**Task to carry out:** Below is a listing; write it out exactly and drop any images from it.

[start Given material]

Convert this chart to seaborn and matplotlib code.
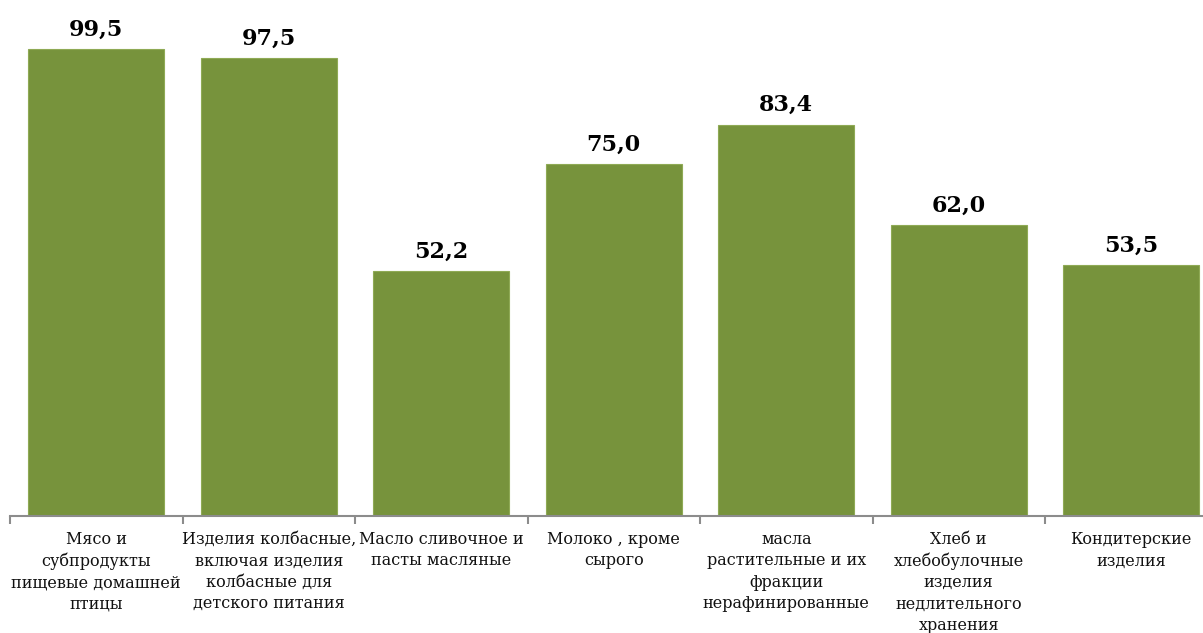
import matplotlib
matplotlib.use("Agg")
import matplotlib.pyplot as plt
import seaborn as sns
import pandas as pd
import numpy as np

categories = [
    "Мясо и\nсубпродукты\nпищевые домашней\nптицы",
    "Изделия колбасные,\nвключая изделия\nколбасные для\nдетского питания",
    "Масло сливочное и\nпасты масляные",
    "Молоко , кроме\nсырого",
    "масла\nрастительные и их\nфракции\nнерафинированные",
    "Хлеб и\nхлебобулочные\nизделия\nнедлительного\nхранения",
    "Кондитерские\nизделия",
]
values = [99.5, 97.5, 52.2, 75.0, 83.4, 62.0, 53.5]
value_labels = ["99,5", "97,5", "52,2", "75,0", "83,4", "62,0", "53,5"]

sns.set_theme(style="white")
plt.rcParams['font.family'] = ['DejaVu Serif']

W, H = 1203, 633
fig = plt.figure(figsize=(W / 100, H / 100), dpi=100)
ax = fig.add_axes([10 / W, (H - 516) / H, 1207.5 / W, 516 / H])

df = pd.DataFrame({"cat": categories, "val": values})
sns.barplot(data=df, x="cat", y="val", color="#77933C", saturation=1,
            width=0.79, ax=ax, edgecolor="#8faa55", linewidth=0.8)

ax.set_xlim(-0.5, len(categories) - 0.5)
ax.set_ylim(0, 516 / 4.694)
ax.set_xlabel("")
ax.set_ylabel("")
ax.set_yticks([])

for s in ["top", "right", "left"]:
    ax.spines[s].set_visible(False)
ax.spines["bottom"].set_color("#8c8c8c")
ax.spines["bottom"].set_linewidth(1.5)

ax.set_xticks(range(len(categories)))
ax.set_xticklabels(categories, fontsize=11.5, color="#111111", linespacing=1.32,
                   va="top", ha="center")
ax.tick_params(axis="x", which="major", length=0, pad=11)
ax.set_xticks(np.arange(-0.5, len(categories), 1.0), minor=True)
ax.tick_params(axis="x", which="minor", length=6, width=1.5, color="#8c8c8c",
               direction="out", bottom=True)

for i, (v, lab) in enumerate(zip(values, value_labels)):
    ax.annotate(lab, xy=(i, v), xytext=(0, 6), textcoords="offset points",
                ha="center", va="bottom", fontsize=16, fontweight="bold",
                color="#000000")

fig.savefig("out.png", dpi=100)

[end Given material]

**Answer to the problem:**
Convert this chart to seaborn and matplotlib code.
import matplotlib
matplotlib.use("Agg")
import matplotlib.pyplot as plt
import seaborn as sns
import pandas as pd
import numpy as np

categories = [
    "Мясо и\nсубпродукты\nпищевые домашней\nптицы",
    "Изделия колбасные,\nвключая изделия\nколбасные для\nдетского питания",
    "Масло сливочное и\nпасты масляные",
    "Молоко , кроме\nсырого",
    "масла\nрастительные и их\nфракции\nнерафинированные",
    "Хлеб и\nхлебобулочные\nизделия\nнедлительного\nхранения",
    "Кондитерские\nизделия",
]
values = [99.5, 97.5, 52.2, 75.0, 83.4, 62.0, 53.5]
value_labels = ["99,5", "97,5", "52,2", "75,0", "83,4", "62,0", "53,5"]

sns.set_theme(style="white")
plt.rcParams['font.family'] = ['DejaVu Serif']

W, H = 1203, 633
fig = plt.figure(figsize=(W / 100, H / 100), dpi=100)
ax = fig.add_axes([10 / W, (H - 516) / H, 1207.5 / W, 516 / H])

df = pd.DataFrame({"cat": categories, "val": values})
sns.barplot(data=df, x="cat", y="val", color="#77933C", saturation=1,
            width=0.79, ax=ax, edgecolor="#8faa55", linewidth=0.8)

ax.set_xlim(-0.5, len(categories) - 0.5)
ax.set_ylim(0, 516 / 4.694)
ax.set_xlabel("")
ax.set_ylabel("")
ax.set_yticks([])

for s in ["top", "right", "left"]:
    ax.spines[s].set_visible(False)
ax.spines["bottom"].set_color("#8c8c8c")
ax.spines["bottom"].set_linewidth(1.5)

ax.set_xticks(range(len(categories)))
ax.set_xticklabels(categories, fontsize=11.5, color="#111111", linespacing=1.32,
                   va="top", ha="center")
ax.tick_params(axis="x", which="major", length=0, pad=11)
ax.set_xticks(np.arange(-0.5, len(categories), 1.0), minor=True)
ax.tick_params(axis="x", which="minor", length=6, width=1.5, color="#8c8c8c",
               direction="out", bottom=True)

for i, (v, lab) in enumerate(zip(values, value_labels)):
    ax.annotate(lab, xy=(i, v), xytext=(0, 6), textcoords="offset points",
                ha="center", va="bottom", fontsize=16, fontweight="bold",
                color="#000000")

fig.savefig("out.png", dpi=100)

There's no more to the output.